CAUSES OF THE CONTINUED CULTIVATION OF THE SPANISH LANGUAGE IN PORTUGAL.
To causes of a totally different nature and in which political interests were but remotely concerned, must be attributed the zeal with which the Portuguese, in the sixteenth and seventeenth centuries, cultivated the language and literature of Spain, along with their mother tongue and the learning of their own country; while the Spaniards of the same period regarded the Portuguese poetry as a mere scion of the Spanish, and besides, generally speaking, looked down with contempt on the language and literature of Portugal. That this unequal conduct of the two nations was not the effect of political causes, is evident from the favour which the Portuguese poets extended to the Castilian language, in the first half of the sixteenth century, when certainly no expectation was entertained of the union of the two kingdoms. Even at that period it was a custom, and indeed a high style of fashion in literature for Portuguese poets to write verses in Castilian as well as in their mother tongue. Saa de Miranda, the poet with whom the most brilliant period of Portuguese literature commences, also holds a place among Spanish poets. Compositions in the Castilian language are indeed interspersed through the works of all the Portuguese poets of the sixteenth and seventeenth centuries; but nothing could be more extraordinary than to find either verse or prose written in the Portuguese language by a Spaniard.
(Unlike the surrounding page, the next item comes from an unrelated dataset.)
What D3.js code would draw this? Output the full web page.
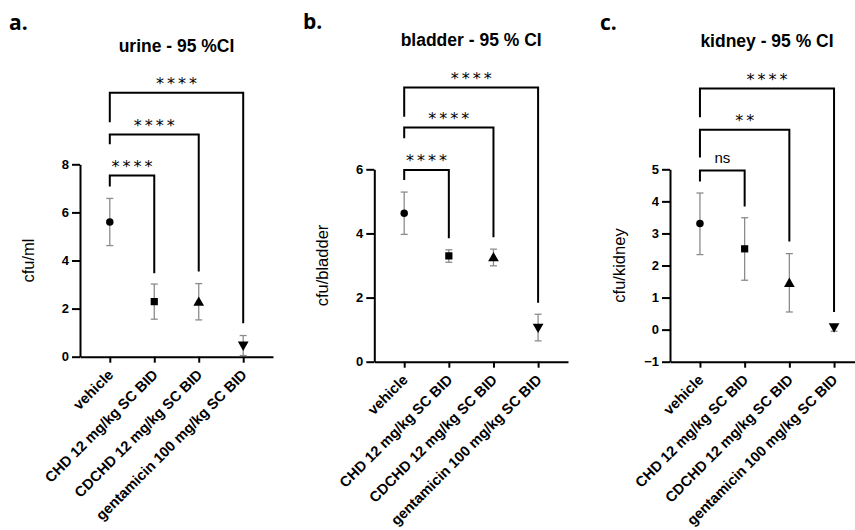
<!DOCTYPE html>
<html>
<head>
<meta charset="utf-8">
<script src="https://cdn.jsdelivr.net/npm/d3@7"></script>
<style>
  html, body { margin: 0; padding: 0; background: #fff; }
  svg { display: block; }
  text { font-family: "Liberation Sans", Arial, sans-serif; fill: #000; }
</style>
</head>
<body>
<svg id="chart" width="855" height="530"></svg>
<script>
// ---------- data ----------
const categories = ["vehicle", "CHD 12 mg/kg SC BID", "CDCHD 12 mg/kg SC BID", "gentamicin 100 mg/kg SC BID"];
const markerShapes = ["circle", "square", "triangle", "triangleDown"];

// urine (cfu/ml)
const urineMean = [5.60, 2.29, 2.25, 0.50];
const urineLow  = [4.62, 1.56, 1.53, 0.05];
const urineHigh = [6.58, 3.02, 3.04, 0.88];
const urineTicks = [0, 2, 4, 6, 8];
const urineBrackets = [
  { to: 1, label: "****", level: 7.53, leftEnd: 7.08, rightEnd: 3.47 },
  { to: 2, label: "****", level: 9.24, leftEnd: 8.83, rightEnd: 3.54 },
  { to: 3, label: "****", level: 10.97, leftEnd: 9.75, rightEnd: 1.39 }
];

// bladder (cfu/bladder)
const bladderMean = [4.63, 3.30, 3.23, 1.09];
const bladderLow  = [3.97, 3.10, 2.99, 0.65];
const bladderHigh = [5.29, 3.49, 3.51, 1.48];
const bladderTicks = [0, 2, 4, 6];
const bladderBrackets = [
  { to: 1, label: "****", level: 5.98, leftEnd: 5.67, rightEnd: 3.85 },
  { to: 2, label: "****", level: 7.30, leftEnd: 6.97, rightEnd: 3.88 },
  { to: 3, label: "****", level: 8.55, leftEnd: 7.64, rightEnd: 1.84 }
];

// kidney (cfu/kidney)
const kidneyMean = [3.31, 2.52, 1.43, 0.10];
const kidneyLow  = [2.34, 1.54, 0.55, -0.05];
const kidneyHigh = [4.26, 3.49, 2.37, 0.15];
const kidneyTicks = [-1, 0, 1, 2, 3, 4, 5];
const kidneyBrackets = [
  { to: 1, label: "ns",   level: 4.96, leftEnd: 4.62, rightEnd: 3.84 },
  { to: 2, label: "**",   level: 6.23, leftEnd: 5.37, rightEnd: 2.75 },
  { to: 3, label: "****", level: 7.52, leftEnd: 6.62, rightEnd: 0.55 }
];

// ---------- layout ----------
const panels = [
  { letter: "a.", letterX: 9,   letterY: 30, title: "urine - 95 %CI",    titleY: 52,
    yLabel: "cfu/ml", yLabelX: 28,
    x0: 80,  x1: 273, yTop: 164.3, yBot: 356.7, domain: [0, 8], ticks: urineTicks,
    mean: urineMean, low: urineLow, high: urineHigh, brackets: urineBrackets },
  { letter: "b.", letterX: 303, letterY: 28.5, title: "bladder - 95 % CI", titleY: 46,
    yLabel: "cfu/bladder", yLabelX: 322,
    x0: 374.3, x1: 568, yTop: 169.3, yBot: 361.7, domain: [0, 6], ticks: bladderTicks,
    mean: bladderMean, low: bladderLow, high: bladderHigh, brackets: bladderBrackets },
  { letter: "c.", letterX: 600, letterY: 29.5, title: "kidney - 95 % CI", titleY: 47,
    yLabel: "cfu/kidney", yLabelX: 619,
    x0: 670, x1: 864, yTop: 169.3, yBot: 361.7, domain: [-1, 5], ticks: kidneyTicks,
    mean: kidneyMean, low: kidneyLow, high: kidneyHigh, brackets: kidneyBrackets }
];

const svg = d3.select("#chart");

const symbolFor = {
  circle:       d3.symbol().type(d3.symbolCircle).size(44)(),
  square:       d3.symbol().type(d3.symbolSquare).size(52)(),
  triangle:     d3.symbol().type(d3.symbolTriangle).size(50)(),
  triangleDown: d3.symbol().type(d3.symbolTriangle).size(50)()
};

panels.forEach(p => {
  const g = svg.append("g");
  const x = d3.scalePoint().domain(categories).range([p.x0, p.x1]).padding(0.67);
  const y = d3.scaleLinear().domain(p.domain).range([p.yBot, p.yTop]);

  // panel letter
  g.append("text").attr("x", p.letterX).attr("y", p.letterY)
    .style("font-family", "'Open Sans', 'DejaVu Sans', sans-serif")
    .style("font-weight", "bold").style("font-size", "21px").text(p.letter);

  // title
  g.append("text").attr("x", (p.x0 + p.x1) / 2).attr("y", p.titleY)
    .attr("text-anchor", "middle").style("font-weight", "bold").style("font-size", "17.5px")
    .text(p.title);

  // y axis
  const yAxis = g.append("g").attr("transform", `translate(${p.x0},0)`)
    .call(d3.axisLeft(y).tickValues(p.ticks).tickSize(8).tickSizeOuter(0).tickPadding(3).tickFormat(d3.format("d")));
  yAxis.select(".domain").attr("stroke", "#000").attr("stroke-width", 2);
  yAxis.selectAll(".tick line").attr("stroke", "#000").attr("stroke-width", 2);
  yAxis.selectAll(".tick text").style("font-family", "'Liberation Sans', Arial, sans-serif")
    .style("font-size", "13px").style("font-weight", "bold").attr("fill", "#000");

  // x axis
  const xAxis = g.append("g").attr("transform", `translate(0,${p.yBot})`)
    .call(d3.axisBottom(x).tickSize(6).tickSizeOuter(0));
  xAxis.select(".domain").attr("stroke", "#000").attr("stroke-width", 2);
  xAxis.selectAll(".tick line").attr("stroke", "#000").attr("stroke-width", 2);
  xAxis.selectAll(".tick text")
    .style("font-family", "'Liberation Sans', Arial, sans-serif")
    .style("font-size", "14.6px").style("font-weight", "bold").attr("fill", "#000")
    .attr("text-anchor", "end").attr("dy", null).attr("y", null)
    .attr("transform", "translate(4,19) rotate(-45)");

  // y label
  g.append("text")
    .attr("transform", `translate(${p.yLabelX},${(p.yTop + p.yBot) / 2}) rotate(-90)`)
    .attr("text-anchor", "middle").attr("dy", "0.35em")
    .style("font-size", "16.5px").text(p.yLabel);

  // error bars
  const eb = g.append("g").attr("stroke", "#8c8c8c").attr("stroke-width", 1.3).attr("fill", "none");
  categories.forEach((c, i) => {
    const cx = x(c);
    eb.append("line").attr("x1", cx).attr("x2", cx).attr("y1", y(p.low[i])).attr("y2", y(p.high[i]));
    eb.append("line").attr("x1", cx - 3.5).attr("x2", cx + 3.5).attr("y1", y(p.low[i])).attr("y2", y(p.low[i]));
    eb.append("line").attr("x1", cx - 3.5).attr("x2", cx + 3.5).attr("y1", y(p.high[i])).attr("y2", y(p.high[i]));
  });

  // markers
  categories.forEach((c, i) => {
    const shape = markerShapes[i];
    g.append("path").attr("d", symbolFor[shape]).attr("fill", "#000")
      .attr("transform", `translate(${x(c)},${y(p.mean[i])})` + (shape === "triangleDown" ? " rotate(180)" : ""));
  });

  // significance brackets
  p.brackets.forEach(b => {
    const xl = x(categories[0]), xr = x(categories[b.to]);
    g.append("path")
      .attr("d", `M${xl},${y(b.leftEnd)}V${y(b.level)}H${xr}V${y(b.rightEnd)}`)
      .attr("fill", "none").attr("stroke", "#000").attr("stroke-width", 2);
    const mid = (xl + xr) / 2;
    const starY = y(b.level) - 13;
    if (/^\*+$/.test(b.label)) {
      const n = b.label.length;
      for (let k = 0; k < n; k++) {
        g.append("text").attr("x", mid + (k - (n - 1) / 2) * 11).attr("y", starY + 9.5)
          .attr("text-anchor", "middle")
          .style("font-family", "'DejaVu Sans', sans-serif").style("font-size", "16px")
          .text("*");
      }
    } else {
      g.append("text").attr("x", mid).attr("y", starY + 5)
        .attr("text-anchor", "middle").style("font-size", "15px").text(b.label);
    }
  });
});
</script>
</body>
</html>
This phenomenon, which seems to be at variance with Portuguese patriotism, may, however, be explained by the peculiar relations which the Castilian and Portuguese languages bear to each other. The Castilian language has an imposing character which is wanting in the Portuguese; and though the stateliness of the Spanish diction might seem formal and affected to the Portuguese in general, it was likely to make a forcible impression on their poets. The pleasing fluency of the Portuguese tongue, could not, however, operate so favourably on the poets of Spain, for to a Spanish ear the most elegant Portuguese has merely the effect of broken Castilian.[56] The Portuguese were indemnified for the Castilian guttural, which so much displeased them, by the sonorous accentuation of the Castilian words; but the Spaniards found much of this accentuation lost in Portuguese by abbreviations of the very words in which it occurs in Spanish. The Castilian too was regarded as the more dignified tongue, because its unabbreviated words, for which it is indebted to the latin, excited more precise recollections of the language of ancient Rome.[57] It is probable also, that Castilian pride after the union of the Castilian and Arragonian provinces contributed its share in rendering the Spaniards insensible to the peculiar beauties of the Portuguese language. On the contrary, the flexibility of the Portuguese character more readily accommodated itself to foreign forms. Finally, the dependence of the whole government of Portugal on the court of Madrid, during the space of half a century, rendered the knowledge of the Castilian language indispensable to those Portuguese who were destined to fill the first ministerial departments in their native country; but the Spaniards had no such inducement to learn Portuguese, as they were not permitted to hold any public office in Portugal. Thus did the Spanish language during the sixteenth and seventeenth centuries, acquire that degree of consideration in Portuguese literature which it afterwards maintained. It should besides be recollected, that during the period in which Portugal continued under the dominion of Spain, a great portion of the bookselling trade had been transferred to Lisbon, the first commercial city in the two united kingdoms; and trifling as this circumstance may at first sight appear, it cannot be doubted that it co-operated to the diffusion of the Spanish language in Portuguese literature.